_Task to complete_
Leave out every picture, then transcribe the rest of the listing exactly.

⟨

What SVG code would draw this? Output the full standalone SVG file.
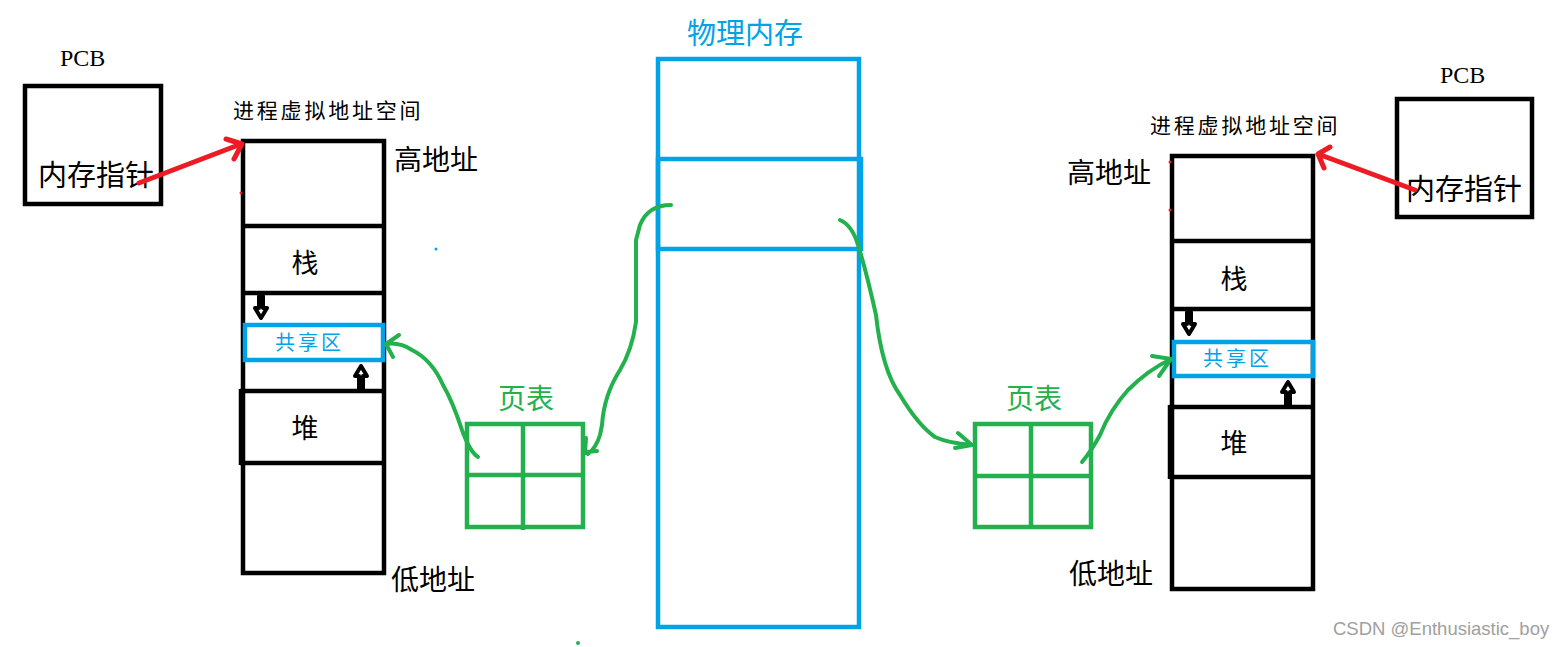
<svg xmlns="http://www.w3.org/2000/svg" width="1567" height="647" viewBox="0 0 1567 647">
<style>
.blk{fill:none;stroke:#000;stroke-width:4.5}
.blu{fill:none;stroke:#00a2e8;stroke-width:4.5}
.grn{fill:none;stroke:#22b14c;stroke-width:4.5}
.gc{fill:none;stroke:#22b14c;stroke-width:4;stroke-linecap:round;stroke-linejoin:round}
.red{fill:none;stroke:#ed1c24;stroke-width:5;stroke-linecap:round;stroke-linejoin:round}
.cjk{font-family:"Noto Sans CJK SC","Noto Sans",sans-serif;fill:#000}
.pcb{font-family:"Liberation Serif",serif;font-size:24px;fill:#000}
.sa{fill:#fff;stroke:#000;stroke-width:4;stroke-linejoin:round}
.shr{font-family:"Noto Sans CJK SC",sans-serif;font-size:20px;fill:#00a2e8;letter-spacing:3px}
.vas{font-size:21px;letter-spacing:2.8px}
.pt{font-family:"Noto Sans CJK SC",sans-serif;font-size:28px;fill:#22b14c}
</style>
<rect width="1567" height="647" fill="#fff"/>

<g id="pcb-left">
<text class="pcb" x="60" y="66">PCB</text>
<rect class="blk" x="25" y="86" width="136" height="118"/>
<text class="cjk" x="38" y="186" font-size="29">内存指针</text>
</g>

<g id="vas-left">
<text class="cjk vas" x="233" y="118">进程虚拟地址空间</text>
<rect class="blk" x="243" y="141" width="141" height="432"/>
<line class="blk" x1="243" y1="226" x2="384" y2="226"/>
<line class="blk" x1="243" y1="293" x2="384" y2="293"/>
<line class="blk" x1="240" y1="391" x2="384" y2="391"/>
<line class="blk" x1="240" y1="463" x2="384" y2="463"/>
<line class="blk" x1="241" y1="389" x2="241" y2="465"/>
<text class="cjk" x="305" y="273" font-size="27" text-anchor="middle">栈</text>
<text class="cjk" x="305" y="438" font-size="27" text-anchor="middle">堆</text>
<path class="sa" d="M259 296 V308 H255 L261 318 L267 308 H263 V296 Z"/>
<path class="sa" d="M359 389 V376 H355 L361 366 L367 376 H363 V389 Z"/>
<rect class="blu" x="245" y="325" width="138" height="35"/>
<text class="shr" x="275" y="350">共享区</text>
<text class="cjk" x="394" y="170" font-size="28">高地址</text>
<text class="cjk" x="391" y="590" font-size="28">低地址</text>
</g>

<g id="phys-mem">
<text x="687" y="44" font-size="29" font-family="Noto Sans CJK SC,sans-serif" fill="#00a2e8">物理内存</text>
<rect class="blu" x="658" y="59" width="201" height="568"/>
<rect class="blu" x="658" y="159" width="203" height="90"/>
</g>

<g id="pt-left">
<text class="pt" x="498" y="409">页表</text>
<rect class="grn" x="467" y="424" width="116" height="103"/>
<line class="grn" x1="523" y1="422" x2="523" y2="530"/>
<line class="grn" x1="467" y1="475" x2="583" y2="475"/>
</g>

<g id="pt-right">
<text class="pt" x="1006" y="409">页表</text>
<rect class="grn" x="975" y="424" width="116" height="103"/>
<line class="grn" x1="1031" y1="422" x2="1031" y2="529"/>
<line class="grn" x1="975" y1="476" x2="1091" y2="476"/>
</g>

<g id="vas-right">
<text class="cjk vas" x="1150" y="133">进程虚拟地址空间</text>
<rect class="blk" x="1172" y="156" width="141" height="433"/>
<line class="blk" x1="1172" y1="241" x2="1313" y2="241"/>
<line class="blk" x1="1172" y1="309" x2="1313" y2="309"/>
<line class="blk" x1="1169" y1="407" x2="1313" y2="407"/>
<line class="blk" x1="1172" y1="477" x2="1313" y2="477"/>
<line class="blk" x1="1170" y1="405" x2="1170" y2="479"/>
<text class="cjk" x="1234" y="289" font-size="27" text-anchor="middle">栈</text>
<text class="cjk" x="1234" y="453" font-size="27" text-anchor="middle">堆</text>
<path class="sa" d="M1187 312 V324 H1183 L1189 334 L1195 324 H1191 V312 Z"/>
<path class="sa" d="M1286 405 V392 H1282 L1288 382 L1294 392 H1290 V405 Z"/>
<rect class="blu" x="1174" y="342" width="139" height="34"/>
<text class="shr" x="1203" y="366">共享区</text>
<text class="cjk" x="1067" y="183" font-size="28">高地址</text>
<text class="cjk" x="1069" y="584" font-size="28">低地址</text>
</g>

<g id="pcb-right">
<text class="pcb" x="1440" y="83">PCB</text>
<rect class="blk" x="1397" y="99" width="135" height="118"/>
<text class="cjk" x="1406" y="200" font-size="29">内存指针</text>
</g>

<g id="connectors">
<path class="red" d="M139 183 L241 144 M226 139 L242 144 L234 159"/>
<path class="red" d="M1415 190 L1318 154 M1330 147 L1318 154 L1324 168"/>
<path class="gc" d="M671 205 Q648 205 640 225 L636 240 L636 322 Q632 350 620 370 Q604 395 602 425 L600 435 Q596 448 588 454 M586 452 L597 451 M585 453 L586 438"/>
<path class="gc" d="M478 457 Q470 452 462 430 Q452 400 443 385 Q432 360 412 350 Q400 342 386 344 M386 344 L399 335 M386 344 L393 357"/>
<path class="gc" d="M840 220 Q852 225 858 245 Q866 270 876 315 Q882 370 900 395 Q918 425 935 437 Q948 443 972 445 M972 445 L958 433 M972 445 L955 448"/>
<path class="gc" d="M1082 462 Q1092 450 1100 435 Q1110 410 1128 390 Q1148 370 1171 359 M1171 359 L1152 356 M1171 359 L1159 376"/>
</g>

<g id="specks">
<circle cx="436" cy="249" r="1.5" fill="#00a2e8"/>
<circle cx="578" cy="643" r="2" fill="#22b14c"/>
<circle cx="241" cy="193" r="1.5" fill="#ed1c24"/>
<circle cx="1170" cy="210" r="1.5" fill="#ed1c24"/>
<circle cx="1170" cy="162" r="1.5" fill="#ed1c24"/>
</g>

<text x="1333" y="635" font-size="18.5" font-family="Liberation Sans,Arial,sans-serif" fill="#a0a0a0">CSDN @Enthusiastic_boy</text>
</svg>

⟩

_Worked answer_
What SVG code would draw this? Output the full standalone SVG file.
<svg xmlns="http://www.w3.org/2000/svg" width="1567" height="647" viewBox="0 0 1567 647">
<style>
.blk{fill:none;stroke:#000;stroke-width:4.5}
.blu{fill:none;stroke:#00a2e8;stroke-width:4.5}
.grn{fill:none;stroke:#22b14c;stroke-width:4.5}
.gc{fill:none;stroke:#22b14c;stroke-width:4;stroke-linecap:round;stroke-linejoin:round}
.red{fill:none;stroke:#ed1c24;stroke-width:5;stroke-linecap:round;stroke-linejoin:round}
.cjk{font-family:"Noto Sans CJK SC","Noto Sans",sans-serif;fill:#000}
.pcb{font-family:"Liberation Serif",serif;font-size:24px;fill:#000}
.sa{fill:#fff;stroke:#000;stroke-width:4;stroke-linejoin:round}
.shr{font-family:"Noto Sans CJK SC",sans-serif;font-size:20px;fill:#00a2e8;letter-spacing:3px}
.vas{font-size:21px;letter-spacing:2.8px}
.pt{font-family:"Noto Sans CJK SC",sans-serif;font-size:28px;fill:#22b14c}
</style>
<rect width="1567" height="647" fill="#fff"/>

<g id="pcb-left">
<text class="pcb" x="60" y="66">PCB</text>
<rect class="blk" x="25" y="86" width="136" height="118"/>
<text class="cjk" x="38" y="186" font-size="29">内存指针</text>
</g>

<g id="vas-left">
<text class="cjk vas" x="233" y="118">进程虚拟地址空间</text>
<rect class="blk" x="243" y="141" width="141" height="432"/>
<line class="blk" x1="243" y1="226" x2="384" y2="226"/>
<line class="blk" x1="243" y1="293" x2="384" y2="293"/>
<line class="blk" x1="240" y1="391" x2="384" y2="391"/>
<line class="blk" x1="240" y1="463" x2="384" y2="463"/>
<line class="blk" x1="241" y1="389" x2="241" y2="465"/>
<text class="cjk" x="305" y="273" font-size="27" text-anchor="middle">栈</text>
<text class="cjk" x="305" y="438" font-size="27" text-anchor="middle">堆</text>
<path class="sa" d="M259 296 V308 H255 L261 318 L267 308 H263 V296 Z"/>
<path class="sa" d="M359 389 V376 H355 L361 366 L367 376 H363 V389 Z"/>
<rect class="blu" x="245" y="325" width="138" height="35"/>
<text class="shr" x="275" y="350">共享区</text>
<text class="cjk" x="394" y="170" font-size="28">高地址</text>
<text class="cjk" x="391" y="590" font-size="28">低地址</text>
</g>

<g id="phys-mem">
<text x="687" y="44" font-size="29" font-family="Noto Sans CJK SC,sans-serif" fill="#00a2e8">物理内存</text>
<rect class="blu" x="658" y="59" width="201" height="568"/>
<rect class="blu" x="658" y="159" width="203" height="90"/>
</g>

<g id="pt-left">
<text class="pt" x="498" y="409">页表</text>
<rect class="grn" x="467" y="424" width="116" height="103"/>
<line class="grn" x1="523" y1="422" x2="523" y2="530"/>
<line class="grn" x1="467" y1="475" x2="583" y2="475"/>
</g>

<g id="pt-right">
<text class="pt" x="1006" y="409">页表</text>
<rect class="grn" x="975" y="424" width="116" height="103"/>
<line class="grn" x1="1031" y1="422" x2="1031" y2="529"/>
<line class="grn" x1="975" y1="476" x2="1091" y2="476"/>
</g>

<g id="vas-right">
<text class="cjk vas" x="1150" y="133">进程虚拟地址空间</text>
<rect class="blk" x="1172" y="156" width="141" height="433"/>
<line class="blk" x1="1172" y1="241" x2="1313" y2="241"/>
<line class="blk" x1="1172" y1="309" x2="1313" y2="309"/>
<line class="blk" x1="1169" y1="407" x2="1313" y2="407"/>
<line class="blk" x1="1172" y1="477" x2="1313" y2="477"/>
<line class="blk" x1="1170" y1="405" x2="1170" y2="479"/>
<text class="cjk" x="1234" y="289" font-size="27" text-anchor="middle">栈</text>
<text class="cjk" x="1234" y="453" font-size="27" text-anchor="middle">堆</text>
<path class="sa" d="M1187 312 V324 H1183 L1189 334 L1195 324 H1191 V312 Z"/>
<path class="sa" d="M1286 405 V392 H1282 L1288 382 L1294 392 H1290 V405 Z"/>
<rect class="blu" x="1174" y="342" width="139" height="34"/>
<text class="shr" x="1203" y="366">共享区</text>
<text class="cjk" x="1067" y="183" font-size="28">高地址</text>
<text class="cjk" x="1069" y="584" font-size="28">低地址</text>
</g>

<g id="pcb-right">
<text class="pcb" x="1440" y="83">PCB</text>
<rect class="blk" x="1397" y="99" width="135" height="118"/>
<text class="cjk" x="1406" y="200" font-size="29">内存指针</text>
</g>

<g id="connectors">
<path class="red" d="M139 183 L241 144 M226 139 L242 144 L234 159"/>
<path class="red" d="M1415 190 L1318 154 M1330 147 L1318 154 L1324 168"/>
<path class="gc" d="M671 205 Q648 205 640 225 L636 240 L636 322 Q632 350 620 370 Q604 395 602 425 L600 435 Q596 448 588 454 M586 452 L597 451 M585 453 L586 438"/>
<path class="gc" d="M478 457 Q470 452 462 430 Q452 400 443 385 Q432 360 412 350 Q400 342 386 344 M386 344 L399 335 M386 344 L393 357"/>
<path class="gc" d="M840 220 Q852 225 858 245 Q866 270 876 315 Q882 370 900 395 Q918 425 935 437 Q948 443 972 445 M972 445 L958 433 M972 445 L955 448"/>
<path class="gc" d="M1082 462 Q1092 450 1100 435 Q1110 410 1128 390 Q1148 370 1171 359 M1171 359 L1152 356 M1171 359 L1159 376"/>
</g>

<g id="specks">
<circle cx="436" cy="249" r="1.5" fill="#00a2e8"/>
<circle cx="578" cy="643" r="2" fill="#22b14c"/>
<circle cx="241" cy="193" r="1.5" fill="#ed1c24"/>
<circle cx="1170" cy="210" r="1.5" fill="#ed1c24"/>
<circle cx="1170" cy="162" r="1.5" fill="#ed1c24"/>
</g>

<text x="1333" y="635" font-size="18.5" font-family="Liberation Sans,Arial,sans-serif" fill="#a0a0a0">CSDN @Enthusiastic_boy</text>
</svg>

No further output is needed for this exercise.